Langfristige Abschätzungen besagen, dass Brände in den borealen Wäldern rund 700 Millionen Tonnen Kohlendioxid jährlich freisetzen. Das entspricht in etwa der Menge an CO2-Emissionen, die Deutschland 2019 abgegeben hat, ohne Landnutzung und Forstwirtschaft.
Die Behörden scheinen angesichts der schieren Anzahl an Bränden machtlos und das seit Jahren. Selbst nach konservativen Schätzungen verbrannten in Russland alleine zwischen 2010 und 2014 insgesamt elf Millionen Hektar Wald. So gibt es zumindest die Avialesookhrana, die russische Feuerwehrspezialeinheit zur Waldbrandbekämpfung aus der Luft an. Die in diesem Zeitraum verbrannte Fläche entspricht in etwa der gesamten Waldfläche Deutschlands. „Zu Zeiten der Sowjetunion gab es noch eine bessere Waldbrandbekämpfung“, sagt Referent Markus Radday. Aber die sei nach deren Zusammenbruch den Sparmaßnahmen zum Opfer gefallen.
Die russische Forstwirtschaft dringt immer weiter vor
Doch allein die Feuerwehr wieder aufzurüsten, wäre ein Kraftakt, der voraussichtlich nicht leistbar ist. „Der Holzeinschlag arbeitet sich immer weiter in die bisher noch ungenutzten Primärwälder vor“, sagt Susanne Winter. In bisher ökologisch völlig intakten Flächen komme es zum Kahlschlag. „Wo die Menschen vordringen, kommt es schnell zu weiteren Bränden."

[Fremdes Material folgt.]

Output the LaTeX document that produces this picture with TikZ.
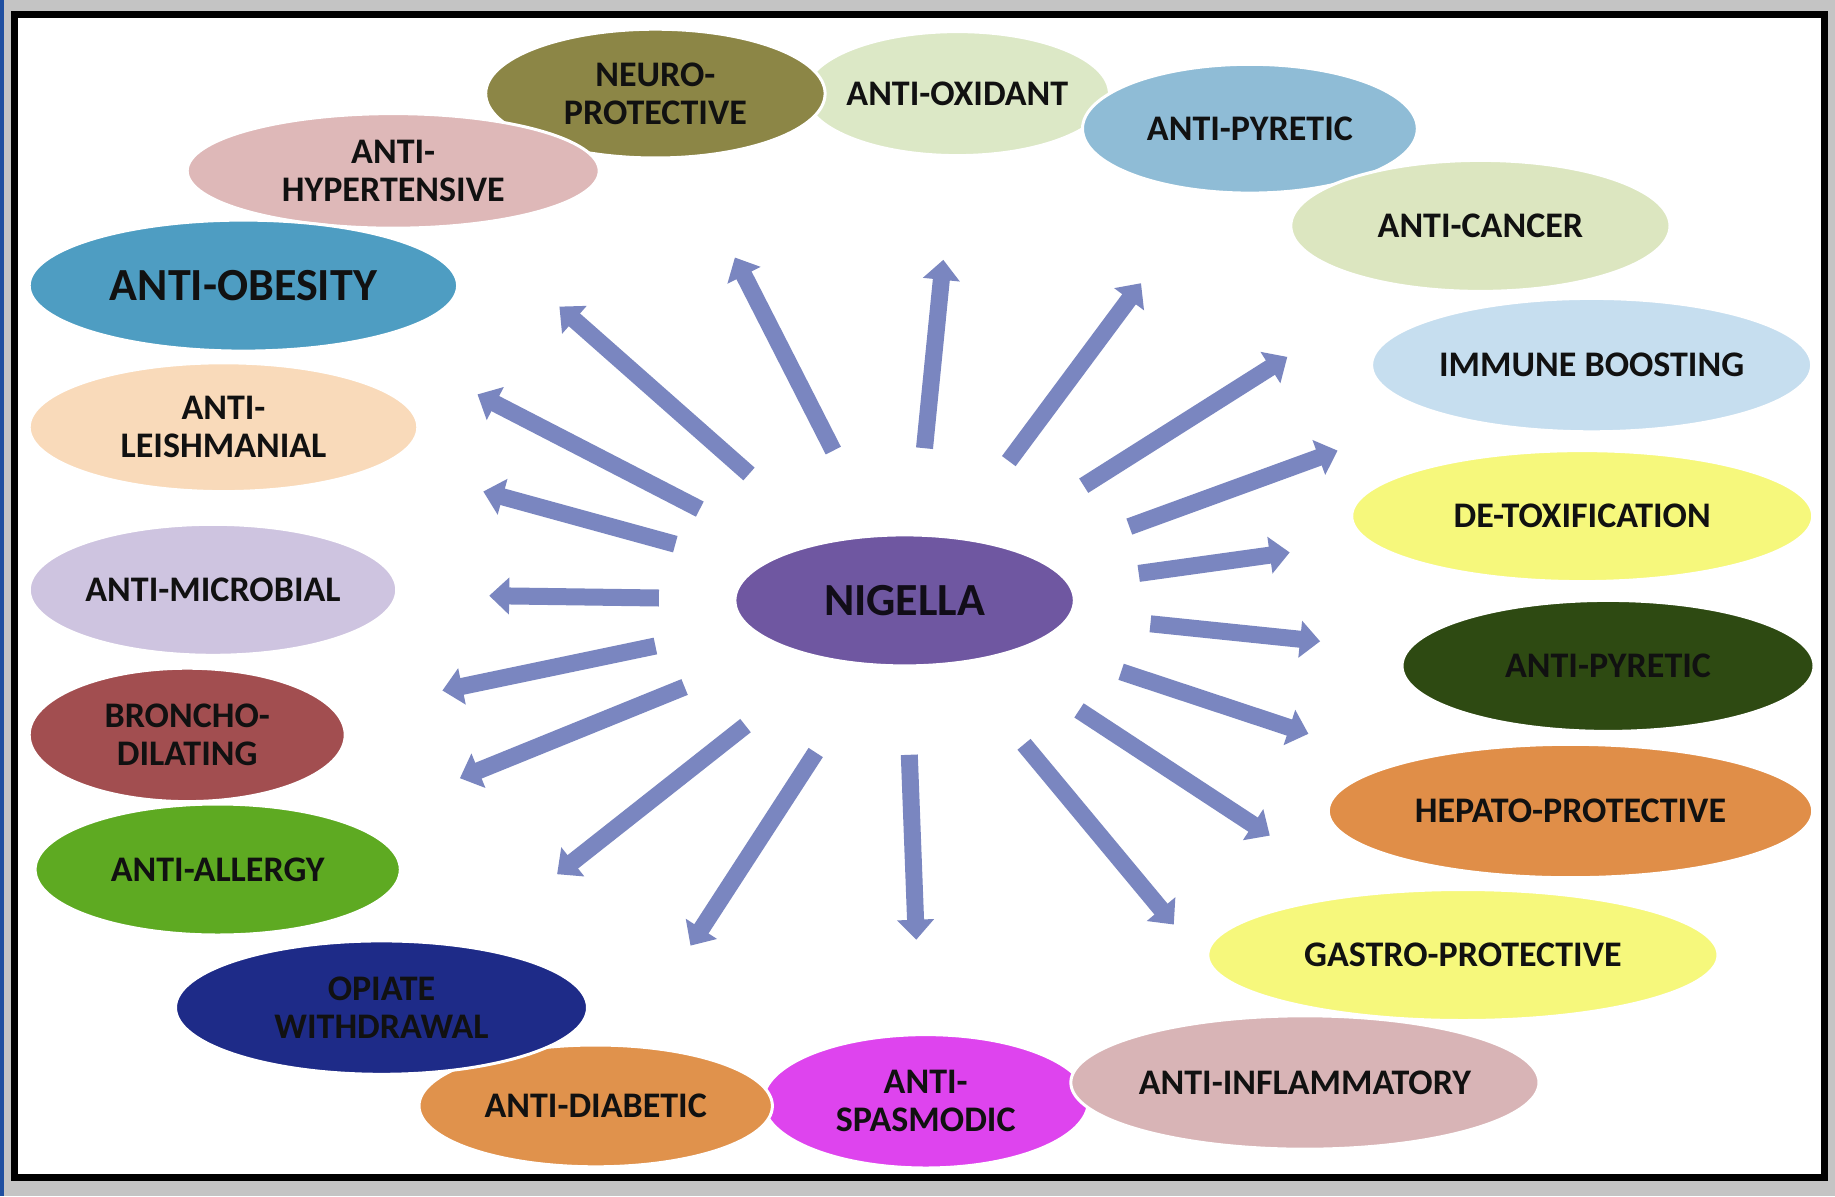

Waldverlust kann sogar dafür sorgen, dass die Region nur noch weniger Wasser speichern kann. Die Zahl der Überschwemmungen steigt dadurch. Waldbrände führen zudem dazu, dass die übrig gebliebenen Bäume geschwächt sind und endgültig absterben. Insekten wie Borkenkäfer vermehren sich dann lokal massenhaft und greifen die übrig gebliebenen Wälder an. Da die russische Regierung die Einschlagskonzessionen vergibt, lässt sich der Holzeinschlag kaum beeinflussen.“, sagt Susanne Winter.“
„Der Holzeinschlag arbeitet sich immer weiter in die bisher noch ungenutzten Primärwälder vor.“
Auch Konsumenten in Deutschland können Druck ausüben
Werden vermehrt Städte in Rauch eingehüllt, könnte das aber zu einem Umdenken in der Bevölkerung führen. Denn in den borealen Wäldern brennt nicht nur das Holz, sondern auch der Torf im Boden – und gerade das ist Markus Radday zufolge sehr gesundheitsschädlich. Der bei den Bränden entstehende Rauch ist vor allem für Menschen mit Atemwegs- und Herzkreislauferkrankungen sowie für Senioren und Kleinkinder ein Gesundheitsrisiko, denn er enthält giftige Stoffe wie Kohlenmonoxid, Feinstaub und Stickoxide.